The Navy Broadway Complex and the Embarcadero are not the only parts of downtown San Diego on the verge of profound change. The city’s downtown redevelopment arm, the Center City Development Corporation, held a workshop yesterday with several nationally recognized architects, to brainstorm on how to make San Diego’s downtown a place to be proud of. KPBS reporter Alison St John has more.
San Diego’s downtown is transforming rapidly. As of January this year, there were more than 3,000 condominiums under construction, with another 7,000 in the pipeline. Hundreds of thousands of square feet of retail and office space are going up, and the Downtown Community Plan calls for 85,000 people to live within its 1,500 acres.
Architect Karen Alschuler from San Francisco put the workshop in a national context.
Alschuler: We’re seeing all over the United States people moving back into our cities. People are looking for life and activities and culture things that can only happen at the hearts of great cities. The implications are that we have to really focus on density. What’s good density, how can we live well, live better at higher densities?
About 100 San Diegans showed up to hear about visions for downtown, including Don Roodesil who lives in neighboring Mission Hills. Roodesil says downtown is vital to the health of his neighborhood because the higher density housing being built downtown will take the pressure off older communities like his. But he visits downtown a lot and hopes it doesn’t turn into a bunch of high rises.
Roodesil: Come to the restaurants, walk the embarcadero, count the number of cranes and you can usually tell by how high the cranes are is how high the buildings are going to be.
Downtown is in some ways a symbol of the whole city. San Diego resident Marty Kraasberg spoke at the workshop about making a downtown that doesn’t look like just any other city
Kraasberg: This is a high tech community, the aerospace, the military, biomedical. We are one of the smartest and most brilliant universities. Why does our community not reflect that and look like a city of the 21st century?
Krasberg suggested using more innovative building materials to really distinguish the City’s core from other urban landscapes.
Architect Paul Whalen from New York said the extraordinary pace of growth recently in San Diego’s downtown is one of the challenges.
Whalen: I think the level of every day residential architecture that’s being built in San Diego is maybe the best in the country, and it’s certainly better than the stuff that’s being built in New York. The problem is a lot of it’s being built at the same time. There’s a danger that it could all start to look a little the same.
Gwynne Pugh, a panel member from Santa Monica said San Diego has some unique characteristics. For example, all the earthquake faults than run under downtown mean there are spaces where highrises can’t be built, and small pocket parks can go in. But Pugh urged San Diego architects to be braver and have more spirit.
Pugh: I would like to see the city really develop that and let itself go. I think it’s been holding itself back. You don’t have any buildings in the downtown area which is “wow you’ve got to go see that building when you’re in San Diego.”
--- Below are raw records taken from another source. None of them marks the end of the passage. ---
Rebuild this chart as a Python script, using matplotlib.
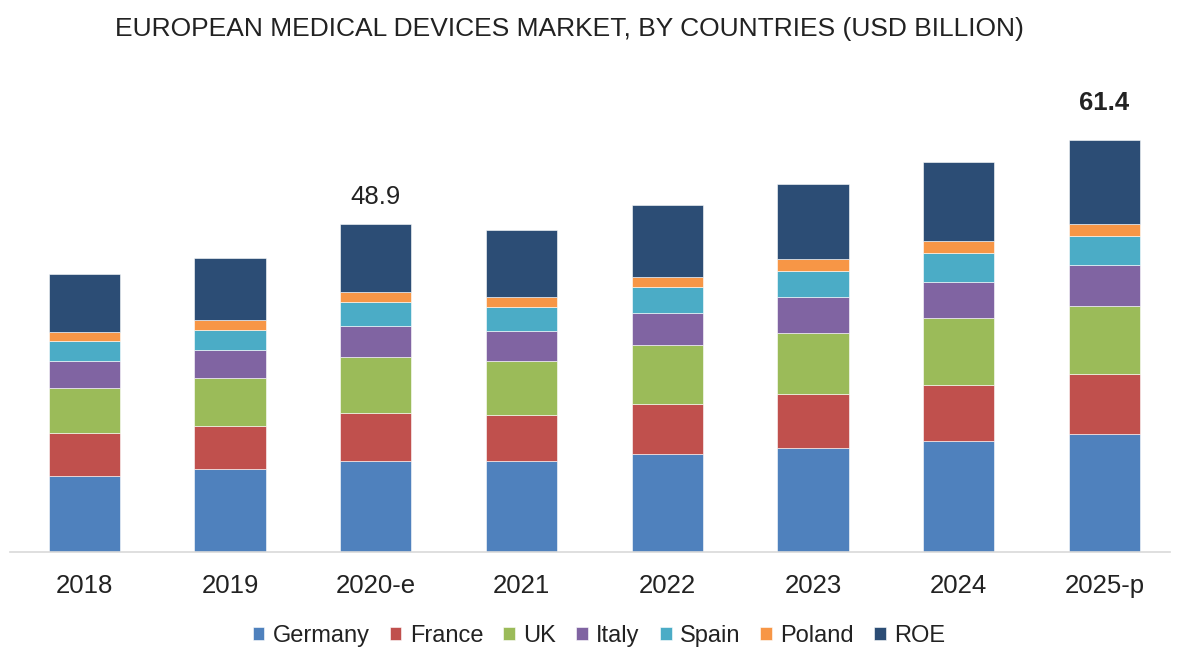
import matplotlib
matplotlib.use("Agg")
import matplotlib.pyplot as plt
from matplotlib import font_manager
import numpy as np

categories = ["2018", "2019", "2020-e", "2021", "2022", "2023", "2024", "2025-p"]
germany = [11.4, 12.3, 13.6, 13.55, 14.6, 15.55, 16.55, 17.55]
france  = [6.3, 6.45, 7.1, 6.85, 7.45, 7.95, 8.3, 8.95]
uk      = [6.8, 7.2, 8.35, 8.05, 8.8, 9.2, 9.95, 10.2]
italy   = [4.0, 4.2, 4.7, 4.5, 4.7, 5.35, 5.45, 6.05]
spain   = [2.9, 3.0, 3.5, 3.5, 3.9, 3.8, 4.3, 4.35]
poland  = [1.4, 1.4, 1.5, 1.55, 1.6, 1.85, 1.75, 1.75]
roe     = [8.7, 9.2, 10.2, 10.0, 10.7, 11.2, 11.85, 12.55]
series_names = ["Germany", "France", "UK", "Italy", "Spain", "Poland", "ROE"]
colors = ["#4F81BD", "#C0504D", "#9BBB59", "#8064A2", "#4BACC6", "#F79646", "#2C4D75"]
annotations = {2: ("48.9", "normal", 19), 7: ("61.4", "bold", 27)}

names = {f.name for f in font_manager.fontManager.ttflist}
fam = "Liberation Sans Narrow" if "Liberation Sans Narrow" in names else "Liberation Sans"
plt.rcParams["font.family"] = [fam, "DejaVu Sans"]

fig = plt.figure(figsize=(11.79, 6.53), dpi=100)
ax = fig.add_axes([10/1179, (653-552)/653, 1160/1179, 472/653])

x = np.arange(len(categories))
data = [germany, france, uk, italy, spain, poland, roe]
bottom = np.zeros(len(categories))
for name, vals, c in zip(series_names, data, colors):
    ax.bar(x, vals, 0.49, bottom=bottom, color=c, label=name,
           edgecolor="white", linewidth=0.4)
    bottom += np.array(vals)

for i, (txt, w, off) in annotations.items():
    ax.annotate(txt, (x[i], bottom[i]), xytext=(0, off), textcoords="offset points",
                ha="center", va="center", fontsize=18.5, fontweight=w, color="#222222")

ax.set_xlim(-0.51, 7.45)
ax.set_ylim(0, 472/6.71)
ax.set_xticks(x)
ax.set_xticklabels(categories, fontsize=18.5, color="#222222")
ax.tick_params(axis="x", length=0, pad=16)
ax.set_yticks([])
for s in ["top", "right", "left"]:
    ax.spines[s].set_visible(False)
ax.spines["bottom"].set_color("#d9d9d9")
ax.spines["bottom"].set_linewidth(1.2)

fig.text(569/1179, 1 - 29/653, "EUROPEAN MEDICAL DEVICES MARKET, BY COUNTRIES (USD BILLION)",
         ha="center", va="center", fontsize=19, color="#222222")

leg = fig.legend(loc="center", bbox_to_anchor=(599/1179, 1 - 636/653), ncol=7,
                 frameon=False, fontsize=17, handlelength=0.5, handleheight=0.5,
                 handletextpad=0.35, columnspacing=0.85)
for t in leg.get_texts():
    t.set_color("#222222")

fig.savefig("out.png", dpi=100)
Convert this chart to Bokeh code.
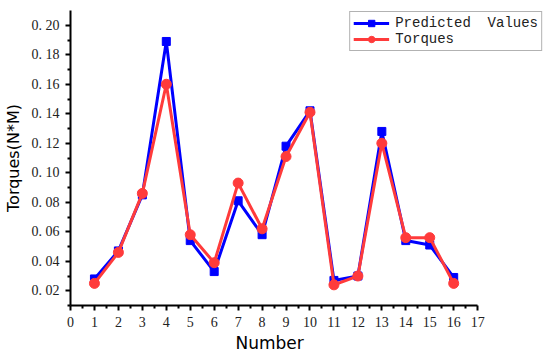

But Pugh says it’s not just about the buildings, it’s the space between them, the streets that make the character of a city. He emphasized the importance of walk-able neighborhoods, but quoted a daunting statistic. It takes about 1,600 households to support two blocks of vibrant walk-able retail stores on both sides of the street . That’s higher density than San Diego is used to.
Howard Elkus, a nationally known architect from Boston challenged the city to take advantage of its world class weather and location
Elkus: It has fantastic assets. You are willing to take chances, you are looking to the future, not dwell on the past. There’s no reason why this city can’t be on the cutting edge of what’s happening in our cities.
A group of San Diego architects leaving the workshop were glad a dialogue has started about how downtown’s public spaces could be designed. But architect Don Blair couldn’t help coming back to a very practical reality
Blair: One of the problems we have is the prices have escalated from the late 90s from less than $200 a square foot to well over $650 a square foot today. It’s very difficult for a developer to say “where’s my return in that”? So this issue of creating public uses within private enterprise areas is a dilemma.
Yesterday’s workshop is the first in a series the Center City Development Corporation plans to hold this year, to generate creative ideas that hopefully, developers can use as they rapidly build out San Diego’s downtown . Alison St John, KPBS News.
(Photo: Center City Development Corporation held a workshop Tuesday with several nationally recognized architects, to brainstorm how to revitalize downtown San Diego. Alison St. John/KPBS ).